Start DATA LINES

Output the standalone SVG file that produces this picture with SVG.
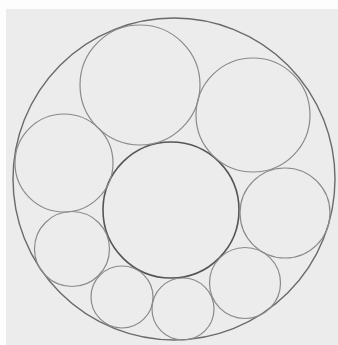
<svg xmlns="http://www.w3.org/2000/svg" width="338" height="345" viewBox="0 0 338 345">
<style>
.c{fill:none;stroke:#8a8a8a;stroke-width:1.2}
.o{fill:none;stroke:#6a6a6a;stroke-width:1.4}
.m{fill:none;stroke:#555;stroke-width:1.6}
</style>
<rect width="338" height="345" fill="#fdfdfd"/>
<rect x="6" y="9" width="332" height="336" fill="#ececec"/>
<g id="outer"><circle class="o" cx="174" cy="179" r="161"/></g>
<g id="center"><circle class="m" cx="171" cy="210" r="68"/></g>
<g id="top"><circle class="c" cx="140" cy="85" r="60"/></g>
<g id="topright"><circle class="c" cx="253" cy="115" r="57"/></g>
<g id="left"><circle class="c" cx="64" cy="163" r="49"/></g>
<g id="right"><circle class="c" cx="285" cy="213" r="45"/></g>
<g id="lowerleft"><circle class="c" cx="72" cy="249" r="37.5"/></g>
<g id="bottomright"><circle class="c" cx="245" cy="283" r="35.5"/></g>
<g id="bottomleft"><circle class="c" cx="122" cy="297" r="31"/></g>
<g id="bottom"><circle class="c" cx="183" cy="309" r="31"/></g>
</svg>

End DATA LINES

● GIVEN PROBLEM
Make an exact copy of the data, leaving its pictures out.

● EXERCISE SOLUTION
Output the standalone SVG file that produces this picture with SVG.
<svg xmlns="http://www.w3.org/2000/svg" width="338" height="345" viewBox="0 0 338 345">
<style>
.c{fill:none;stroke:#8a8a8a;stroke-width:1.2}
.o{fill:none;stroke:#6a6a6a;stroke-width:1.4}
.m{fill:none;stroke:#555;stroke-width:1.6}
</style>
<rect width="338" height="345" fill="#fdfdfd"/>
<rect x="6" y="9" width="332" height="336" fill="#ececec"/>
<g id="outer"><circle class="o" cx="174" cy="179" r="161"/></g>
<g id="center"><circle class="m" cx="171" cy="210" r="68"/></g>
<g id="top"><circle class="c" cx="140" cy="85" r="60"/></g>
<g id="topright"><circle class="c" cx="253" cy="115" r="57"/></g>
<g id="left"><circle class="c" cx="64" cy="163" r="49"/></g>
<g id="right"><circle class="c" cx="285" cy="213" r="45"/></g>
<g id="lowerleft"><circle class="c" cx="72" cy="249" r="37.5"/></g>
<g id="bottomright"><circle class="c" cx="245" cy="283" r="35.5"/></g>
<g id="bottomleft"><circle class="c" cx="122" cy="297" r="31"/></g>
<g id="bottom"><circle class="c" cx="183" cy="309" r="31"/></g>
</svg>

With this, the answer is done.